* **MATERIAL**
## Start
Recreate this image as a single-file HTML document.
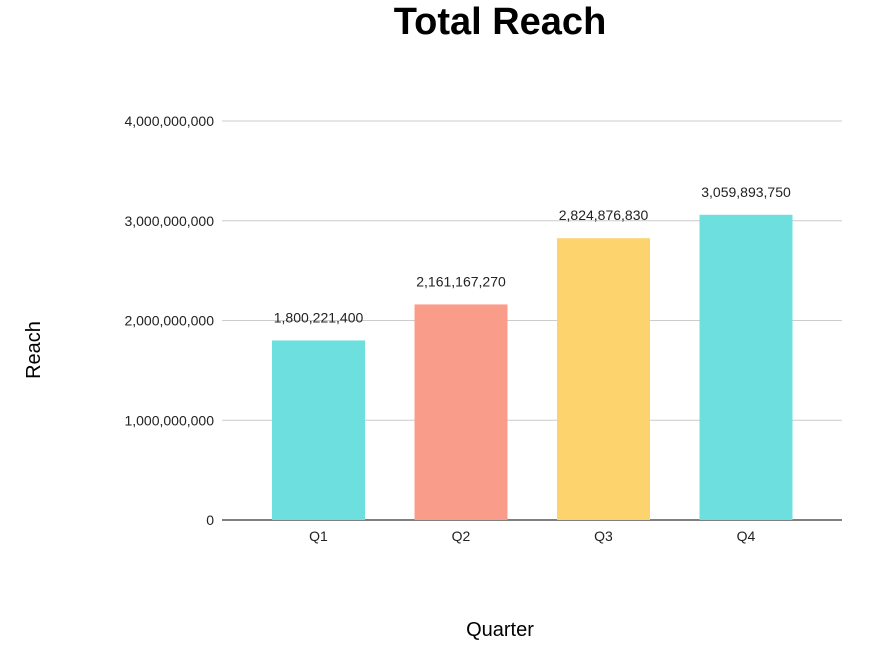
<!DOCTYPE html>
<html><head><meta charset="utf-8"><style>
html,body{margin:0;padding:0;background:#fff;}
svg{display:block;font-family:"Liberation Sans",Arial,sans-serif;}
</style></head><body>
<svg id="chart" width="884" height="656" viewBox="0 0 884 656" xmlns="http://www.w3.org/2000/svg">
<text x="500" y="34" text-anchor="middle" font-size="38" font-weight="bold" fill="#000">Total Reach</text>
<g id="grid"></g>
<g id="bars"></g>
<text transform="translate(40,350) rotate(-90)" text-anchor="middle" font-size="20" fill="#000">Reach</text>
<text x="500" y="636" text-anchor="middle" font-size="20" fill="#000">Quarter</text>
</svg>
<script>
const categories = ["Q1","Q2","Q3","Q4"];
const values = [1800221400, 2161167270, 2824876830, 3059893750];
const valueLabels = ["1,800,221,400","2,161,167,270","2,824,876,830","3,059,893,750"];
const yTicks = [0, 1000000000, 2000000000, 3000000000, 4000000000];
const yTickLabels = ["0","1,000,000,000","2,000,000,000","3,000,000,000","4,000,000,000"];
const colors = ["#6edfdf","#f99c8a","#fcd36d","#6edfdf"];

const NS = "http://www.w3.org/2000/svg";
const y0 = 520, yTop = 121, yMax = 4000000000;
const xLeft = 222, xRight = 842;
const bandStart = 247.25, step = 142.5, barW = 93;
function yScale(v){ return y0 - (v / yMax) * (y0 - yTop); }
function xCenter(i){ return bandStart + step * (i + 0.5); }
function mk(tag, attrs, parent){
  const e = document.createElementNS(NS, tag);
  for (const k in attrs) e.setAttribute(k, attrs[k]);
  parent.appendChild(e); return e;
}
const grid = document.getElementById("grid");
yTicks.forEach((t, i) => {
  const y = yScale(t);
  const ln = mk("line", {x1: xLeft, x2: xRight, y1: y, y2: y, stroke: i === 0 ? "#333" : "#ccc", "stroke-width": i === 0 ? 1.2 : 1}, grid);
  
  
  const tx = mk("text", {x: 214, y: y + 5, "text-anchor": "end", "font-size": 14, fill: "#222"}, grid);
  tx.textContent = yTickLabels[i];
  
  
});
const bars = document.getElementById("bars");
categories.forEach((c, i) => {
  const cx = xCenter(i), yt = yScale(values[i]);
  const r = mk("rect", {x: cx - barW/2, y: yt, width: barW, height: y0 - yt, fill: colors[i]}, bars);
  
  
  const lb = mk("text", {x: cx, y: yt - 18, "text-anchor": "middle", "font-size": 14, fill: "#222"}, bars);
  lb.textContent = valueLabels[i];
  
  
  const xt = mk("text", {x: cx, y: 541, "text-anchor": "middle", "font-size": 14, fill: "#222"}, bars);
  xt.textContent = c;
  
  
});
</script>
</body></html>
## End
Copy nothing but the lines from the first one in the listing through the line with "barW, height: y0", and omit the pictures.

* **SOLUTION BELOW**
Recreate this image as a single-file HTML document.
<!DOCTYPE html>
<html><head><meta charset="utf-8"><style>
html,body{margin:0;padding:0;background:#fff;}
svg{display:block;font-family:"Liberation Sans",Arial,sans-serif;}
</style></head><body>
<svg id="chart" width="884" height="656" viewBox="0 0 884 656" xmlns="http://www.w3.org/2000/svg">
<text x="500" y="34" text-anchor="middle" font-size="38" font-weight="bold" fill="#000">Total Reach</text>
<g id="grid"></g>
<g id="bars"></g>
<text transform="translate(40,350) rotate(-90)" text-anchor="middle" font-size="20" fill="#000">Reach</text>
<text x="500" y="636" text-anchor="middle" font-size="20" fill="#000">Quarter</text>
</svg>
<script>
const categories = ["Q1","Q2","Q3","Q4"];
const values = [1800221400, 2161167270, 2824876830, 3059893750];
const valueLabels = ["1,800,221,400","2,161,167,270","2,824,876,830","3,059,893,750"];
const yTicks = [0, 1000000000, 2000000000, 3000000000, 4000000000];
const yTickLabels = ["0","1,000,000,000","2,000,000,000","3,000,000,000","4,000,000,000"];
const colors = ["#6edfdf","#f99c8a","#fcd36d","#6edfdf"];

const NS = "http://www.w3.org/2000/svg";
const y0 = 520, yTop = 121, yMax = 4000000000;
const xLeft = 222, xRight = 842;
const bandStart = 247.25, step = 142.5, barW = 93;
function yScale(v){ return y0 - (v / yMax) * (y0 - yTop); }
function xCenter(i){ return bandStart + step * (i + 0.5); }
function mk(tag, attrs, parent){
  const e = document.createElementNS(NS, tag);
  for (const k in attrs) e.setAttribute(k, attrs[k]);
  parent.appendChild(e); return e;
}
const grid = document.getElementById("grid");
yTicks.forEach((t, i) => {
  const y = yScale(t);
  const ln = mk("line", {x1: xLeft, x2: xRight, y1: y, y2: y, stroke: i === 0 ? "#333" : "#ccc", "stroke-width": i === 0 ? 1.2 : 1}, grid);
  
  
  const tx = mk("text", {x: 214, y: y + 5, "text-anchor": "end", "font-size": 14, fill: "#222"}, grid);
  tx.textContent = yTickLabels[i];
  
  
});
const bars = document.getElementById("bars");
categories.forEach((c, i) => {
  const cx = xCenter(i), yt = yScale(values[i]);
  const r = mk("rect", {x: cx - barW/2, y: yt, width: barW, height: y0 - yt, fill: colors[i]}, bars);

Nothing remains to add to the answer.